-- BEGIN Dataset section --

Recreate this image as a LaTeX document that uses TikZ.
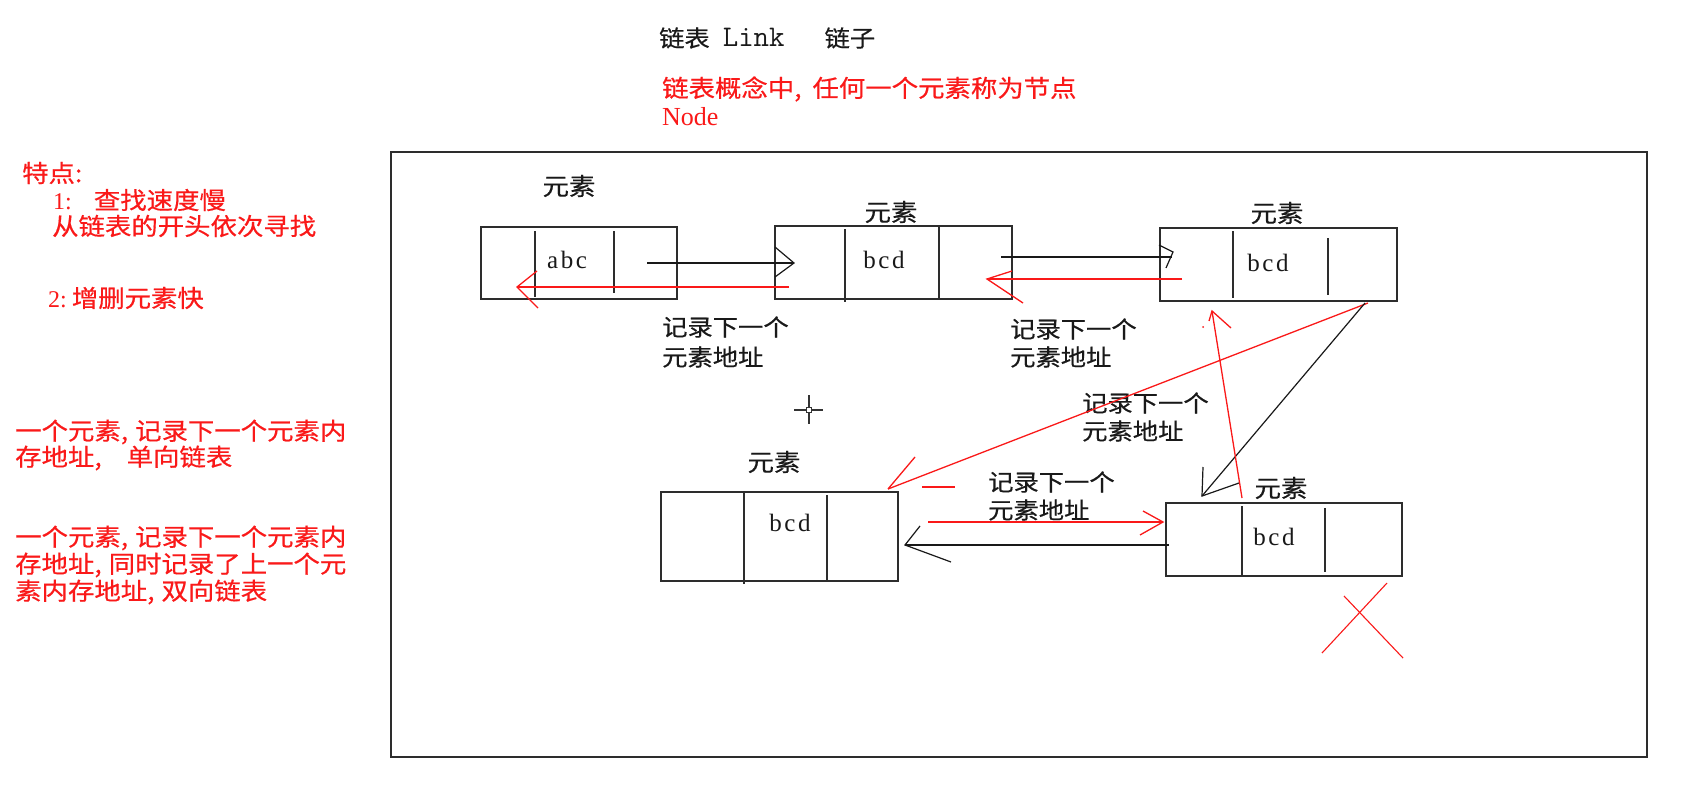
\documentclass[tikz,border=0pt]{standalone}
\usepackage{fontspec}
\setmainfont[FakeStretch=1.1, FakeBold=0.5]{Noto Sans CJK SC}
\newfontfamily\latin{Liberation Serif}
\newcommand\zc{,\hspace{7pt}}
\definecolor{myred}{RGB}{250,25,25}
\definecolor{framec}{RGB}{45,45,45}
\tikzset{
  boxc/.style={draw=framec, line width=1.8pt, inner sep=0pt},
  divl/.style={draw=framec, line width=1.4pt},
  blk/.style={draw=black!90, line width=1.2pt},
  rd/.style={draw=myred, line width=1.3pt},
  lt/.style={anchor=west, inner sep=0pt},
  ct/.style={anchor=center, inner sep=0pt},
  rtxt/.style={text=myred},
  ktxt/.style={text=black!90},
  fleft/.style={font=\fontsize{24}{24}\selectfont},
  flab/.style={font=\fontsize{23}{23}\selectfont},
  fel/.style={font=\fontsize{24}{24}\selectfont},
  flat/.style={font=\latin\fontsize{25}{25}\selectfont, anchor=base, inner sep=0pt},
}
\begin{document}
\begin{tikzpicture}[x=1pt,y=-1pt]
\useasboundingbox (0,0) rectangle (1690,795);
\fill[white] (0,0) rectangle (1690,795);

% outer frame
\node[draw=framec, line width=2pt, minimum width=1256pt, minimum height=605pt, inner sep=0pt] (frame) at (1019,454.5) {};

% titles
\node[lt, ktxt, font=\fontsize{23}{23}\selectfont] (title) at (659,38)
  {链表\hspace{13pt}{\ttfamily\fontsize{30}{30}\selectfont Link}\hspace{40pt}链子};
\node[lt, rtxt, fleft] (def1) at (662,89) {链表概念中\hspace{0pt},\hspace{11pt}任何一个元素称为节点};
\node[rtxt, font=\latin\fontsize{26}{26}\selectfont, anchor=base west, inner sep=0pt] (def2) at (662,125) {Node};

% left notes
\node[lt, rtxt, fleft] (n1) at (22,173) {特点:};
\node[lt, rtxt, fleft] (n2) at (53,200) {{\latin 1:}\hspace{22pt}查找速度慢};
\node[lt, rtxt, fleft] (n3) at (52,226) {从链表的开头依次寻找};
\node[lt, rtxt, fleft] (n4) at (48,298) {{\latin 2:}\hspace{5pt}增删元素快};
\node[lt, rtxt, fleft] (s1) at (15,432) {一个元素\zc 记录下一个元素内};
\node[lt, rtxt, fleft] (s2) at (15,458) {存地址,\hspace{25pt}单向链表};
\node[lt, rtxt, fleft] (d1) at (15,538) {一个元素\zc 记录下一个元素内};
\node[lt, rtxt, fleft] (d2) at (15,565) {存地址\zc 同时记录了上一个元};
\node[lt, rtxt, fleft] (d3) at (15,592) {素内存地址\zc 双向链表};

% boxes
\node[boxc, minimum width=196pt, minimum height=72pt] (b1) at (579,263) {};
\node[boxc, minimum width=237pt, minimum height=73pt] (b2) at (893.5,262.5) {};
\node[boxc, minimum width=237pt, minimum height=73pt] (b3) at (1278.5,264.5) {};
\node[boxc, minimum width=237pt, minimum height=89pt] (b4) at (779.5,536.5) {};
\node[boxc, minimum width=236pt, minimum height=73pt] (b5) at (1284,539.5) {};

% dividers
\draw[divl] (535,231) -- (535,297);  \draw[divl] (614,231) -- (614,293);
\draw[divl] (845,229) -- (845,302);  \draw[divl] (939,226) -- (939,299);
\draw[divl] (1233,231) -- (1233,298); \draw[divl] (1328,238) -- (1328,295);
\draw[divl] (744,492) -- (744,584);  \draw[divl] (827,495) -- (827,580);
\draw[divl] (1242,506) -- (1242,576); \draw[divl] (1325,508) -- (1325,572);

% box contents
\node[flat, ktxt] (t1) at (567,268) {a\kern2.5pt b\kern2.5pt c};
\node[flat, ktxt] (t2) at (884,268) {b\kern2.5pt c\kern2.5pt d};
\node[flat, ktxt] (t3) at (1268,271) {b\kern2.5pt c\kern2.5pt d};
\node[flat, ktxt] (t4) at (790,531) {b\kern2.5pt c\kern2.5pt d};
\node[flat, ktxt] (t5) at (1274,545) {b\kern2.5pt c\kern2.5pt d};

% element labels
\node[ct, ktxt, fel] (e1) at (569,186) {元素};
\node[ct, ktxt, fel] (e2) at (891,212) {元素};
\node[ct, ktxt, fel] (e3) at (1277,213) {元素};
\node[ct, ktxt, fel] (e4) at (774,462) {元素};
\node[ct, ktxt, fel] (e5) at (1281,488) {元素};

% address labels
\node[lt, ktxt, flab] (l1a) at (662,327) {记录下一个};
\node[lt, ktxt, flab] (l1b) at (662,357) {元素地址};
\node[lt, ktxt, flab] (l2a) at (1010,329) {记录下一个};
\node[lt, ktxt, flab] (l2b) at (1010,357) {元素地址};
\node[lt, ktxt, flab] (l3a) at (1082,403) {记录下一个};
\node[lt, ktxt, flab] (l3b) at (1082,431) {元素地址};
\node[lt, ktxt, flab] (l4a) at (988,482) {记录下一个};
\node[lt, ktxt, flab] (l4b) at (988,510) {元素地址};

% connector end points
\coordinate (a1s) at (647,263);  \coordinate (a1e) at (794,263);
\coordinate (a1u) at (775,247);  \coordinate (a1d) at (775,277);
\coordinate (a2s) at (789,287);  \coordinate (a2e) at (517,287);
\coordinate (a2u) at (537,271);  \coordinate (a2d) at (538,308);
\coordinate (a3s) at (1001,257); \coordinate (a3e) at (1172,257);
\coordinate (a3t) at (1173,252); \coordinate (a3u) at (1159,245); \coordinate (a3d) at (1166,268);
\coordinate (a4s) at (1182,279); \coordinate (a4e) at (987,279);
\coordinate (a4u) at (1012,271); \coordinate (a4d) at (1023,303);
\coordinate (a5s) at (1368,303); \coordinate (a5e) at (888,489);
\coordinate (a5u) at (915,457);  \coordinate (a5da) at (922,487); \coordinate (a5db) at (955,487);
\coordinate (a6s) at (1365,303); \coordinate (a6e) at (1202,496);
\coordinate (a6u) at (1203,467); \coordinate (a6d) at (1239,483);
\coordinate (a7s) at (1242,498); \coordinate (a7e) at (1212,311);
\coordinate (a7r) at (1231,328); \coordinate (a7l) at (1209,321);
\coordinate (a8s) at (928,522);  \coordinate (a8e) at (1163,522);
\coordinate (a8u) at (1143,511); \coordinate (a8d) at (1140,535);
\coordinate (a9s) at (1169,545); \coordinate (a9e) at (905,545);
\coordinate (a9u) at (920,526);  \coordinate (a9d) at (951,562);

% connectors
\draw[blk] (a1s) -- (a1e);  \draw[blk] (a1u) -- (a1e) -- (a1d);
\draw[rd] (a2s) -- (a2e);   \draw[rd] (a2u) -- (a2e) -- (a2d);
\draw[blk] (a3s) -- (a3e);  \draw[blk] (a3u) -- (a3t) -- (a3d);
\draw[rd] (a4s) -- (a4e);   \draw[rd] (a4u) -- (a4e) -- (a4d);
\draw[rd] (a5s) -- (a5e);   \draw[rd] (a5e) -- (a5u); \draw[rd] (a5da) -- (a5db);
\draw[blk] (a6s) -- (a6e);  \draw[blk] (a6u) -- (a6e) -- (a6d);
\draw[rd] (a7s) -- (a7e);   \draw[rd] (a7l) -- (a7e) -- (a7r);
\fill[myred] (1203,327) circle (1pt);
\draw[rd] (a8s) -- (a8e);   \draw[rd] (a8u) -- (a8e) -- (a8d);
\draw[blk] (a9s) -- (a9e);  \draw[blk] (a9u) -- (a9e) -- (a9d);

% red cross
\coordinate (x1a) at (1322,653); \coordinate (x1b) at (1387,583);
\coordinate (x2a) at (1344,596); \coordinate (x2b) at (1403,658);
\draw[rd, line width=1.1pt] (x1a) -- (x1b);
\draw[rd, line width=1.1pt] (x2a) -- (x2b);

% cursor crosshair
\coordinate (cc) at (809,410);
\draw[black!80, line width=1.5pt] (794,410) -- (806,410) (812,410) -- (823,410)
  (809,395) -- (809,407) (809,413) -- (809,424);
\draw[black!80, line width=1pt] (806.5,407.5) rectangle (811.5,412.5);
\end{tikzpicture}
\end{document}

-- END Dataset section --

#### Aim of the task:
Starting at the top of the listing above, please restate word for word each line up to and including the one that holds "anchor=base west, inner", omitting every image.

#### Output of the task:
Recreate this image as a LaTeX document that uses TikZ.
\documentclass[tikz,border=0pt]{standalone}
\usepackage{fontspec}
\setmainfont[FakeStretch=1.1, FakeBold=0.5]{Noto Sans CJK SC}
\newfontfamily\latin{Liberation Serif}
\newcommand\zc{,\hspace{7pt}}
\definecolor{myred}{RGB}{250,25,25}
\definecolor{framec}{RGB}{45,45,45}
\tikzset{
  boxc/.style={draw=framec, line width=1.8pt, inner sep=0pt},
  divl/.style={draw=framec, line width=1.4pt},
  blk/.style={draw=black!90, line width=1.2pt},
  rd/.style={draw=myred, line width=1.3pt},
  lt/.style={anchor=west, inner sep=0pt},
  ct/.style={anchor=center, inner sep=0pt},
  rtxt/.style={text=myred},
  ktxt/.style={text=black!90},
  fleft/.style={font=\fontsize{24}{24}\selectfont},
  flab/.style={font=\fontsize{23}{23}\selectfont},
  fel/.style={font=\fontsize{24}{24}\selectfont},
  flat/.style={font=\latin\fontsize{25}{25}\selectfont, anchor=base, inner sep=0pt},
}
\begin{document}
\begin{tikzpicture}[x=1pt,y=-1pt]
\useasboundingbox (0,0) rectangle (1690,795);
\fill[white] (0,0) rectangle (1690,795);

% outer frame
\node[draw=framec, line width=2pt, minimum width=1256pt, minimum height=605pt, inner sep=0pt] (frame) at (1019,454.5) {};

% titles
\node[lt, ktxt, font=\fontsize{23}{23}\selectfont] (title) at (659,38)
  {链表\hspace{13pt}{\ttfamily\fontsize{30}{30}\selectfont Link}\hspace{40pt}链子};
\node[lt, rtxt, fleft] (def1) at (662,89) {链表概念中\hspace{0pt},\hspace{11pt}任何一个元素称为节点};
\node[rtxt, font=\latin\fontsize{26}{26}\selectfont, anchor=base west, inner sep=0pt] (def2) at (662,125) {Node};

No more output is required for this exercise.